Тут прибежали сакманщицы на помощь Джайдар, прибежали дочки, подняли рев.
— Отец! Отец! Не надо!
Остыл Танабай, но все еще порывался ехать.
— Не держи меня, разве ты не видишь, что тут творится? Разве ты не видишь — вон матки с ягнятами. Куда мы их завтра денем, где крыша? Где корм? Передохнут все. Кто будет отвечать? Отпусти!
— Да постой ты, постой. Ну хорошо, ну поедешь ты, накричишь, наскандалишь. А что из того? Если они до сих пор ничего не сделали, значит, нет у них сил на это. Было бы из чего, разве колхоз не построил бы новую кошару?
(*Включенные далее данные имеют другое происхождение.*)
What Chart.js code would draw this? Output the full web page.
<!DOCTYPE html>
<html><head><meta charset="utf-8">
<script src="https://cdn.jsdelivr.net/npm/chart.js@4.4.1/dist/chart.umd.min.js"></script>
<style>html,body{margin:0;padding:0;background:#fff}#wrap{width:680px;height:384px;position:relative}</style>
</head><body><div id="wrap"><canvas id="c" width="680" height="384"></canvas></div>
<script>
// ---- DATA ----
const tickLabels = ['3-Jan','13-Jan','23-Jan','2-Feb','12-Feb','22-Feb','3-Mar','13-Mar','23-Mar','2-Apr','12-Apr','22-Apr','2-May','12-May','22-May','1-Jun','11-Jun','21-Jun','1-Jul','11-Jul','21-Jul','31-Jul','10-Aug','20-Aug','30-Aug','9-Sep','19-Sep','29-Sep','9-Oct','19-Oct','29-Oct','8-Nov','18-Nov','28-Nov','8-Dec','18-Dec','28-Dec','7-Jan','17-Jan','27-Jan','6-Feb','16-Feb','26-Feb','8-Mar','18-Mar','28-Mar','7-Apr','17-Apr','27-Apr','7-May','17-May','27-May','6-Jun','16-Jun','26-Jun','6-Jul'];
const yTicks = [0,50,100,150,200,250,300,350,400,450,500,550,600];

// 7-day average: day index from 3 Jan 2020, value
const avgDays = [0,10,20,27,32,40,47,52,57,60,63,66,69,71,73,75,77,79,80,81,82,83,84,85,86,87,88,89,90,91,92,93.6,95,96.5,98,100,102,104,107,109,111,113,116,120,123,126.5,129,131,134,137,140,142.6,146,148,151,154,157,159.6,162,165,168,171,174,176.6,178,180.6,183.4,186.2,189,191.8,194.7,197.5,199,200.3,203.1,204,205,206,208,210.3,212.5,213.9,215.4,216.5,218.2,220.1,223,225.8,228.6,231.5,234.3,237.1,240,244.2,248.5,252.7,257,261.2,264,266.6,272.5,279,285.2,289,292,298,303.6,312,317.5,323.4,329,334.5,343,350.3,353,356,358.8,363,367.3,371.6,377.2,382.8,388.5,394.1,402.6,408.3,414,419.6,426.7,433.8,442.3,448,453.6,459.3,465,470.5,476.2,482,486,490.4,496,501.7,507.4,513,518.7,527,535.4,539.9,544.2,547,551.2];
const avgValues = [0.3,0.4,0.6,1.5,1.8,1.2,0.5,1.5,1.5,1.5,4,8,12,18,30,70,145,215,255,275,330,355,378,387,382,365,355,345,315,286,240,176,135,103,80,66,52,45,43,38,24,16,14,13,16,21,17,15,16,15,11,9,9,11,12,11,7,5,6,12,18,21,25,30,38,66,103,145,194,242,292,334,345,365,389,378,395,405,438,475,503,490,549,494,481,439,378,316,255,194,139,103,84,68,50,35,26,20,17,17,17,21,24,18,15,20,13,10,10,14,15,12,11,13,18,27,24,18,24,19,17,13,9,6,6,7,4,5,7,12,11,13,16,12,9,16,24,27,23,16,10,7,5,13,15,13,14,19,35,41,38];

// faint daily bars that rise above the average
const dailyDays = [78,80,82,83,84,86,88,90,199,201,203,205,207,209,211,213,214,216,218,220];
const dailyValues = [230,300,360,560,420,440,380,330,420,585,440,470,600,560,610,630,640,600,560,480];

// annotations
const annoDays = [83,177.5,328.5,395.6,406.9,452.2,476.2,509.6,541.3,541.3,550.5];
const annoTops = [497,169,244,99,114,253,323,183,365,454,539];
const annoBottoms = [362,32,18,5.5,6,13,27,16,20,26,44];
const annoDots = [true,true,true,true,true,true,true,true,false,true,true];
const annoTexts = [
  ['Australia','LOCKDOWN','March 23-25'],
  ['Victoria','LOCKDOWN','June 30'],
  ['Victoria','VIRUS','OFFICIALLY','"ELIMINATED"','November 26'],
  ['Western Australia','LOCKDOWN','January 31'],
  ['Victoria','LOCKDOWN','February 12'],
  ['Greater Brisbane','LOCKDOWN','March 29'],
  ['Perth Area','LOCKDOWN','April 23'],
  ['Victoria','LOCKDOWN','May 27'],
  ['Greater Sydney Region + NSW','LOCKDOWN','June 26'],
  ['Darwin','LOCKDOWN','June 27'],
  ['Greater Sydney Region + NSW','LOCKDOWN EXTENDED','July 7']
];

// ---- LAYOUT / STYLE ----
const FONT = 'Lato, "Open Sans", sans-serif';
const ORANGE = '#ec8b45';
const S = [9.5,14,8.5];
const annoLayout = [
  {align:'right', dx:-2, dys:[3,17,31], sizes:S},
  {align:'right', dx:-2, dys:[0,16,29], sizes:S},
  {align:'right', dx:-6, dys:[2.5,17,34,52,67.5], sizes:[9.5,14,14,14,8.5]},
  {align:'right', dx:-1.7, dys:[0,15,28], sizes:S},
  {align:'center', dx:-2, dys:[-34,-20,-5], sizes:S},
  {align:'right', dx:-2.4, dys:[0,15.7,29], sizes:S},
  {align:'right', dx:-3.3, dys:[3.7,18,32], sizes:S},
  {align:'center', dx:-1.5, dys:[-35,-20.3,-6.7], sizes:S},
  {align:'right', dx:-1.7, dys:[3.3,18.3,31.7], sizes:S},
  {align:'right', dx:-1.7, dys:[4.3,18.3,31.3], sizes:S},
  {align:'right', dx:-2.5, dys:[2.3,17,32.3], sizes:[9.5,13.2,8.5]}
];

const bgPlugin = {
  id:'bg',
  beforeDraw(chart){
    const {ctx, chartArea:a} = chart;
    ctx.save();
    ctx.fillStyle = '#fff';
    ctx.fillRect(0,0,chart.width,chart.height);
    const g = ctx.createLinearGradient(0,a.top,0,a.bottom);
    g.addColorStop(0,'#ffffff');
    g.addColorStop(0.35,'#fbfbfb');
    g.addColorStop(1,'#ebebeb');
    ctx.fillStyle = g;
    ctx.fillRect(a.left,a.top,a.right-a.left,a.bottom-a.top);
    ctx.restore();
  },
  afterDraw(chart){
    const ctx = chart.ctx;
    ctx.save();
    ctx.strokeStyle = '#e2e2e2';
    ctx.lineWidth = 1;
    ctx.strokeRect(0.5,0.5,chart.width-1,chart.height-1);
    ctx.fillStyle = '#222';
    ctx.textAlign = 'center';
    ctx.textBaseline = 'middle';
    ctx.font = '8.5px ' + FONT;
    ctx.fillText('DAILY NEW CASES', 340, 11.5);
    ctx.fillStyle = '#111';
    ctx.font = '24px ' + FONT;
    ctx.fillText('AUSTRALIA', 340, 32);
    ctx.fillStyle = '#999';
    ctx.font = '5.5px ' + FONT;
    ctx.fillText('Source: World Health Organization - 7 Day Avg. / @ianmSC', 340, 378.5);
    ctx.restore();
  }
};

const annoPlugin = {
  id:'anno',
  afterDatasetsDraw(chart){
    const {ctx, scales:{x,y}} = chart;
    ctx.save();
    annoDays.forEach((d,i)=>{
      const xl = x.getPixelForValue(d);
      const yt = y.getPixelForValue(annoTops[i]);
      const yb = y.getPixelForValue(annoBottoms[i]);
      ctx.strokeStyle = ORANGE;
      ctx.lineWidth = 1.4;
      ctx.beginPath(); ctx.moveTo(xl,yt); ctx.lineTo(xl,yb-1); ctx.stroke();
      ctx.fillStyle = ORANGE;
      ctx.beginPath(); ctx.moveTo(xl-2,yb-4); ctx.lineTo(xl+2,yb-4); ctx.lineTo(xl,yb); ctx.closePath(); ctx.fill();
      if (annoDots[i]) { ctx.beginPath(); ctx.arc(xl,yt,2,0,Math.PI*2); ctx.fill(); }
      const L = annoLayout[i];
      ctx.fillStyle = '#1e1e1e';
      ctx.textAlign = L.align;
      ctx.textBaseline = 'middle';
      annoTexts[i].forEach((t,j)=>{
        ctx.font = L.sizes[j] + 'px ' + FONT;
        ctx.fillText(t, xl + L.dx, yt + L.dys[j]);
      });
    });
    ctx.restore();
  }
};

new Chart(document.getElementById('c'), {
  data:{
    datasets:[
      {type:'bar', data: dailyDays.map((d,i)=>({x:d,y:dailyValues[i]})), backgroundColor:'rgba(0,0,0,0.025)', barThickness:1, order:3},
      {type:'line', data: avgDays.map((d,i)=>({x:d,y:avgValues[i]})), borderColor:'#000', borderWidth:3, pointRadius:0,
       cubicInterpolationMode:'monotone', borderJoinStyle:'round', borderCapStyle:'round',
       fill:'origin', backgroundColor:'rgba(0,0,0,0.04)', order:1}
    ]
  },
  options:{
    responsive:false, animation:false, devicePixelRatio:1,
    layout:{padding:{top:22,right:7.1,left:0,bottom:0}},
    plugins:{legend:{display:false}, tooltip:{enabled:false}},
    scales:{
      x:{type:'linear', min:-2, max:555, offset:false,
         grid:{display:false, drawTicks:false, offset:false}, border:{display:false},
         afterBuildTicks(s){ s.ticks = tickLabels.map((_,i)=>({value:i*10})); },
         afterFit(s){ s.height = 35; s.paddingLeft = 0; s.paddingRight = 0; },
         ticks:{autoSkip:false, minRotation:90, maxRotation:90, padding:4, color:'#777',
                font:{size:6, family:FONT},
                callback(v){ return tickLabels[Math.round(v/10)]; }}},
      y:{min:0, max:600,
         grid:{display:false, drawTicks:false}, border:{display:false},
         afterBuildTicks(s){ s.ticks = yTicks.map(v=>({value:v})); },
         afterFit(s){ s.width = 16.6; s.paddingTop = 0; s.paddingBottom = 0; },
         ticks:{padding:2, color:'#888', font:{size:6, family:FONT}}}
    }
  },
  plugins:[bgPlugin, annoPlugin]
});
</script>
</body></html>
— Но крышу-то перебрать можно было? А где двери? Где окна? Все кругом развалено, в кошаре снег, навоз не вывозили лет десять! А смотри, на сколько хватит этого гнилого сена? Разве же ягнятам такое сено? А подстилку откуда возьмем? Пусть в грязи дохнут ягнята, да? Так, по-твоему? Уйди!
— Хватит, Танабай, уймись. Ты что, лучше всех? Как все, так и мы. И тебя еще мужчиной считают! — стыдила
Тут и сакманщицы стали успокаивать Танабая. Сполз он с седла, плюнул на баб и пошел в юрту. Сидел, уронив голову, поникшую, как после тяжелой болезни.
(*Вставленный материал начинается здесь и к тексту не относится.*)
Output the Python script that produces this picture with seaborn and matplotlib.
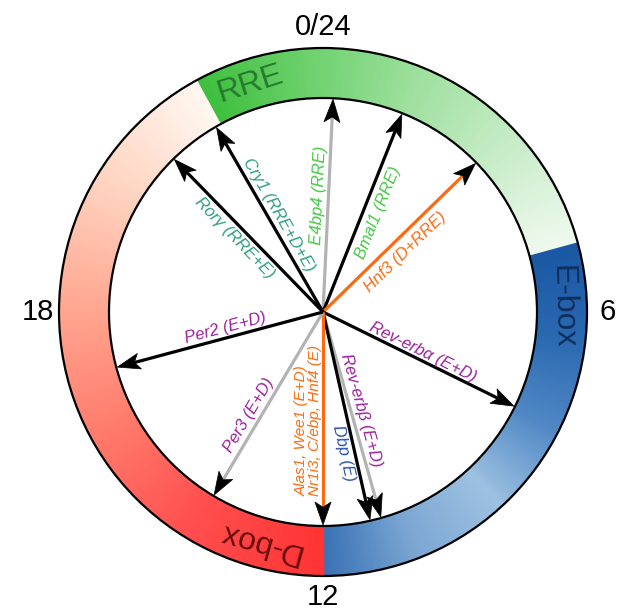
import numpy as np
import matplotlib.pyplot as plt
import seaborn as sns
from matplotlib.patches import Wedge, Circle, Polygon

# gene arrows: peak phase (h) and annotation
genes = ["E4bp4 (RRE)", "Bmal1 (RRE)", "Hnf3 (D+RRE)", "Rev-erbα (E+D)",
         "Rev-erbβ (E+D)", "Dbp (E)",
         "Alas1, Wee1 (E+D)\nNr1i3, C/ebp, Hnf4 (E)",
         "Per3 (E+D)", "Per2 (E+D)", "Rorγ (RRE+E)", "Cry1 (RRE+D+E)"]
phases = [0.18, 1.45, 3.05, 7.75, 10.95, 11.15, 12.0, 14.05, 17.0, 21.05, 22.0]
line_colors = ["#b3b3b3", "black", "#ff6a10", "black", "#b3b3b3", "black",
               "#ff6a10", "#b3b3b3", "black", "black", "black"]
label_colors = ["#45c845", "#45c845", "#ff6a10", "#9c1f9c", "#9c1f9c", "#2a50b0",
                "#ff6a10", "#9c1f9c", "#9c1f9c", "#2e9e80", "#2e9e80"]

# ring segments (clock hours) and their gradient stops
segments = ["RRE", "E-box", "D-box"]
seg_start = [22.1, 5.0, 12.0]
seg_end = [29.0, 12.0, 22.1]
seg_stops = [["#3dbf3d", "#6fd16f", "#a0e0a0", "#c8ecc8", "#eff9ef"],
             ["#1b58a3", "#2a68b0", "#5088c4", "#9dc1e1", "#7ca7d3", "#3a73b5"],
             ["#ff3434", "#ff4d4d", "#ff7a6a", "#ffa690", "#ffd3c0", "#fff7f0"]]
seg_text_colors = ["#257a2e", "#0d2f5e", "#6b0d0d"]
seg_label_phase = [22.82, 5.92, 13.03]

hours = [0, 6, 12, 18]
hour_labels = ["0/24", "6", "12", "18"]

# label layout: distance along arrow, sideways offset (clockwise side +)
label_r = [0.545, 0.525, 0.469, 0.502, 0.489, 0.664, 0.505, 0.594, 0.461, 0.535, 0.497]
label_d = [-0.047, 0.069, 0.069, -0.040, -0.049, 0.052, 0.068, 0.051, 0.048, -0.055, 0.047]
label_size = [12, 12, 12, 12, 12, 12, 11, 12, 12, 12, 12]

R_IN, R_OUT = 1.0, 264 / 214


def unit(h):
    t = np.deg2rad(h * 15)
    return np.array([np.sin(t), np.cos(t)]), np.array([np.cos(t), -np.sin(t)])


sns.set_theme(style="white")
plt.rcParams["font.family"] = ["Liberation Sans", "DejaVu Sans"]

fig, ax = plt.subplots(figsize=(6.21, 6.13), dpi=100)
fig.subplots_adjust(0, 0, 1, 1)
ax.set_xlim(-323 / 214, 298 / 214)
ax.set_ylim(-301 / 214, 312 / 214)
ax.set_aspect("equal")
ax.axis("off")

# gradient ring
n_steps = 240
for h0, h1, stops in zip(seg_start, seg_end, seg_stops):
    cols = sns.blend_palette(stops, n_colors=n_steps)
    edges = np.linspace(h0, h1, n_steps + 1)
    for i in range(n_steps):
        a0 = 90 - edges[i + 1] * 15
        a1 = 90 - edges[i] * 15
        ax.add_patch(Wedge((0, 0), R_OUT, a0, a1 + 0.3, width=R_OUT - R_IN,
                           facecolor=cols[i], edgecolor="none", zorder=1))

ax.add_patch(Circle((0, 0), R_OUT, fill=False, ec="black", lw=1.6, zorder=3))
ax.add_patch(Circle((0, 0), R_IN, fill=False, ec="black", lw=1.6, zorder=3))

for name, h, c in zip(segments, seg_label_phase, seg_text_colors):
    u, _ = unit(h)
    p = u * (R_IN + R_OUT) / 2
    rot = -h * 15
    ax.text(p[0], p[1], name, rotation=rot, rotation_mode="anchor",
            ha="center", va="center", fontsize=23, color=c, zorder=4)

for h, lab in zip(hours, hour_labels):
    u, _ = unit(h)
    p = u * 1.33
    ax.text(p[0], p[1], lab, ha="center", va="center", fontsize=21,
            color="black", zorder=4)

# arrows
L, W = 0.112, 0.075
for h, lc in zip(phases, line_colors):
    u, n = unit(h)
    end = u * (R_IN - 0.75 * L)
    ax.plot([0, end[0]], [0, end[1]], color=lc, lw=2.3,
            solid_capstyle="butt", zorder=5)
    tip = u * (R_IN - 0.005)
    back = u * (R_IN - L)
    head = [tip, back + n * W / 2, u * (R_IN - 0.78 * L), back - n * W / 2]
    ax.add_patch(Polygon(head, closed=True, fc="black", ec="black", lw=0.5, zorder=6))

for lab, h, r, d, c, fs in zip(genes, phases, label_r, label_d, label_colors, label_size):
    u, n = unit(h)
    p = u * r + n * d
    rot = 90 - h * 15
    while rot <= -90:
        rot += 180
    while rot > 90:
        rot -= 180
    ax.text(p[0], p[1], lab, rotation=rot, rotation_mode="anchor",
            ha="center", va="center", fontsize=fs, color=c, style="italic",
            multialignment="left", linespacing=1.0, zorder=7)

fig.savefig("out.png", dpi=100)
Притихли все дома. Разговаривать боялись. Джайдар сняла с кизячных углей чайник, заварила покрепче, принесла в кувшине воды, дала мужу руки помыть. Расстелила чистую скатерть, конфеты даже откуда-то достала, масла топленого положила в тарелку желтыми ломтиками. Пригласили сакманщиц и сели пить чай. Ох, уж эти бабы! Пьют себе чай из пиал, разговоры разговаривают всякие, будто в гостях сидят. Молчал Танабай, а после чая вышел и стал укладывать обвалившиеся камни загона. Работы тут невпроворот. Но хоть что-то надо было сделать, чтобы загнать овец на ночь. Вышли женщины и тоже взялись за камни. Даже девчонки силились подносить их.
— Бегите домой, — сказал им отец.
Стыдно было ему. Таскал камни, не поднимая глаз. Правду говорил Чоро: не будь Джайдар, не сносить Танабаю головы своей бедовой…
16
На другой день съездил Танабай подсобить перекочевке своих подшефных, а потом всю неделю работал не покладая рук. Не помнил даже, когда так доводилось, разве что на фронте, когда оборону строили круглыми сутками. Но там — со всем полком, с дивизией, с армией. А здесь — сам, жена да одна из сакманщиц. Вторая пасла овец поблизости.
Труднее всего пришлось с очисткой кошары от навоза и рубкой шиповника. Заросли оказались густые, сплошь в колючках. Сапоги все изодрал Танабай, шинель солдатскую свою доконал — вся в клочьях висела на нем. Нарубленный шиповник связывали веревками и тащили волоком, потому что на лошадь не навьючишь, и на себе не утащишь — колючки. Чертыхался Танабай — долина Пяти Деревьев, а от них и пяти пеньков не сыщешь. Согнувшись в три погибели, обливаясь потом, волокли они этот проклятый шиповник, дорогу им проборонили к кошаре. Жалко было Танабаю женщин, но ничего не поделаешь. И работалось неспокойно. Времени в обрез, и на небо надо поглядывать — как там? Повалит снег, тогда и это все ни к чему. И все заставлял старшую дочурку бегать к отаре — узнавать, не начался ли окот.
А с навозом и того хуже. Тут его было столько, что за полгода не вынести. Когда под хорошей крышей лежит сухой, утрамбованный овечий навоз, то работать с ним даже приятно. Слитными, плотными кусками отделяется вырубленный пласт. Его складывают сушиться большими штабелями. Жар овечьего кизяка приятен и чист, как золото, им и обогреваются чабаны в зимние холода. Но если навоз полежал под дождем или под снегом, как тут, то нет ничего более тяжкого, чем возиться с ним. Каторжная работа. А время не ждало. Ночью, засветив чадящие фонари, продолжали они выносить на носилках эту холодную, липкую, тяжелую, как свинец, грязь. Вот уже вторые сутки.